One key element was a censorship provision for use against the press. While censorship was not enacted, Wilson's Espionage Act set in motion a series of remarkable laws that Moynihan argues has created a culture of secrecy in government.

But watch how Moynihan shows the folly of such secrecy. Fast forward eight decades from Wilson's time. With 20-20 hindsight, Moynihan invests in a single article in the July 1947 edition of Foreign Affairs magazine the period's most prescient position: The Soviets had no speedy timetable for world domination. Time was on America's side.

And with the collapse of the Soviet state, Moynihan finds ample evidence in the non-classified world that described the Soviet Union's economy as fragile, more like that of a Third World Nation than a vital superpower.

The combination of such assessments is that we all should have known the Soviets would collapse from their own ineptitude. Such a point is soothing, but not particularly persuasive. Nor is Moynihan's collateral argument much better that only secrecy interferes with an understanding of the true state of foreign affairs.

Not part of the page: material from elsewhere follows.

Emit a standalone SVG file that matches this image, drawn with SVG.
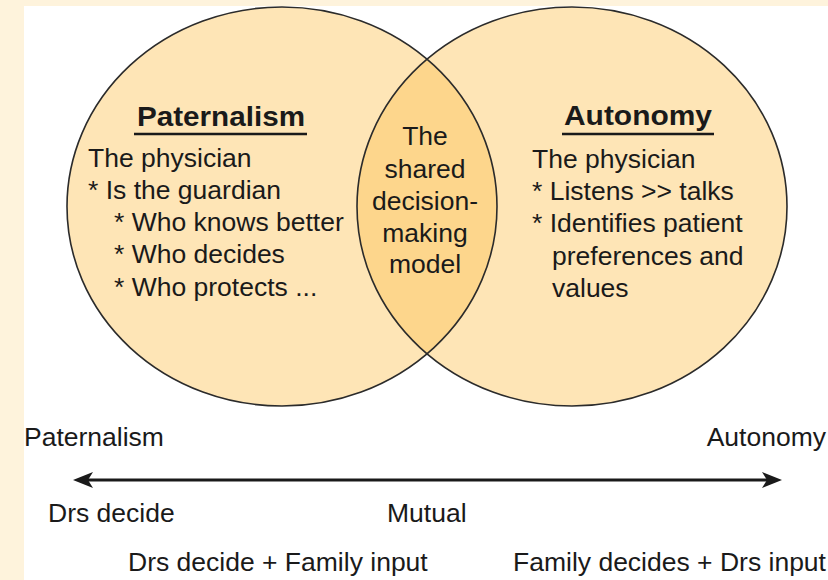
<svg xmlns="http://www.w3.org/2000/svg" width="828" height="580" viewBox="0 0 828 580">
  <style>
    text { font-family: "Liberation Sans", Arial, sans-serif; fill: #1a1a1a; }
    .t { font-size: 26.5px; }
    .b { font-size: 28px; font-weight: bold; }
    .c { text-anchor: middle; }
    .circle { fill: #FEE5B6; stroke: none; }
    .outline { fill: none; stroke: #2b2b2b; stroke-width: 1.6; }
    .ul { stroke: #1a1a1a; stroke-width: 2.5; }
    .axis { stroke: #1a1a1a; stroke-width: 3; fill: none; }
  </style>
  <defs>
    <clipPath id="clipLeft">
      <ellipse cx="282" cy="206.5" rx="215" ry="199.5"/>
    </clipPath>
    <marker id="head" viewBox="0 0 20 16" refX="13" refY="8" markerWidth="20" markerHeight="16" markerUnits="userSpaceOnUse" orient="auto-start-reverse">
      <path d="M20,8 L0,0 L5,8 L0,16 Z" fill="#1a1a1a"/>
    </marker>
  </defs>

  <rect x="0" y="0" width="828" height="580" fill="#FEF3DC"/>
  <rect x="24" y="6" width="804" height="574" fill="#FFFFFF"/>

  <g id="node-paternalism">
    <ellipse class="circle" cx="282" cy="206.5" rx="215" ry="199.5"/>
  </g>
  <g id="node-autonomy">
    <ellipse class="circle" cx="572" cy="206.5" rx="215" ry="199.5"/>
  </g>
  <g id="node-shared">
    <ellipse cx="572" cy="206.5" rx="215" ry="199.5" fill="#FDD68C" clip-path="url(#clipLeft)"/>
  </g>
  <g id="outlines">
    <ellipse class="outline" cx="282" cy="206.5" rx="215" ry="199.5"/>
    <ellipse class="outline" cx="572" cy="206.5" rx="215" ry="199.5"/>
  </g>

  <g id="text-paternalism">
    <text class="b" x="137" y="126" textLength="168" lengthAdjust="spacingAndGlyphs">Paternalism</text>
    <line class="ul" x1="134" y1="134" x2="307" y2="134"/>
    <text class="t" x="88" y="167">The physician</text>
    <text class="t" x="88" y="199">* Is the guardian</text>
    <text class="t" x="114" y="231">* Who knows better</text>
    <text class="t" x="114" y="263">* Who decides</text>
    <text class="t" x="114" y="296">* Who protects ...</text>
  </g>

  <g id="text-autonomy">
    <text class="b" x="564" y="125" textLength="148" lengthAdjust="spacingAndGlyphs">Autonomy</text>
    <line class="ul" x1="562" y1="134" x2="714" y2="134"/>
    <text class="t" x="532" y="168">The physician</text>
    <text class="t" x="532" y="200">* Listens &gt;&gt; talks</text>
    <text class="t" x="532" y="232">* Identifies patient</text>
    <text class="t" x="552" y="265">preferences and</text>
    <text class="t" x="552" y="297">values</text>
  </g>

  <g id="text-shared">
    <text class="t c" x="425" y="145">The</text>
    <text class="t c" x="425" y="178">shared</text>
    <text class="t c" x="425" y="210">decision-</text>
    <text class="t c" x="425" y="242">making</text>
    <text class="t c" x="425" y="273">model</text>
  </g>

  <g id="connectors">
    <line class="axis" x1="80" y1="480" x2="775" y2="480" marker-start="url(#head)" marker-end="url(#head)"/>
  </g>

  <g id="scale-labels">
    <text class="t" x="24" y="446">Paternalism</text>
    <text class="t" x="826" y="446" text-anchor="end">Autonomy</text>
    <text class="t" x="48" y="522">Drs decide</text>
    <text class="t" x="387" y="522">Mutual</text>
    <text class="t" x="128" y="571">Drs decide + Family input</text>
    <text class="t" x="513" y="571">Family decides + Drs input</text>
  </g>
</svg>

Surely, secrecy is to be opposed. The good senator's arguments against secrecy, crafted as they are on the lofty plain of foreign relations and intelligence gathering, make global good sense. Who would not have wanted to avoid the Cold War or the Bay of Pigs? How many fewer sleepless nights might we all have had?

Yet are we to believe that the forces of openness would have altered the Cold War or preserved John F. Kennedy from his Bay of Pigs or even saved the presidency of Richard Milhouse Nixon, the incurable paranoid?

I think not.

The forces that encouraged the Cold War included self-interest. The great Military Industrial Complex as Ike called it. There is also that insatiable thirst for power and an omnipresent terror at its loss. Shakespeare might have seen it as a tendency toward predestination.

These are influences undeterred by openness.

In his zeal for a new, more open society, Moynihan should broaden his quest to include secrets closer to home, more in the control of the populous. Have him legislate against the secret deals of fiscal and intellectual cronyism that have destroyed our schools and rendered our state and local governments ineffective. Have him argue against the self-interested altogether. Only then will the community truly have a hand in its own future.

James Asher is city editor at The Sun and former editor of the Philadelphia Inquirer. He has been writing for newspapers for more than 25 years.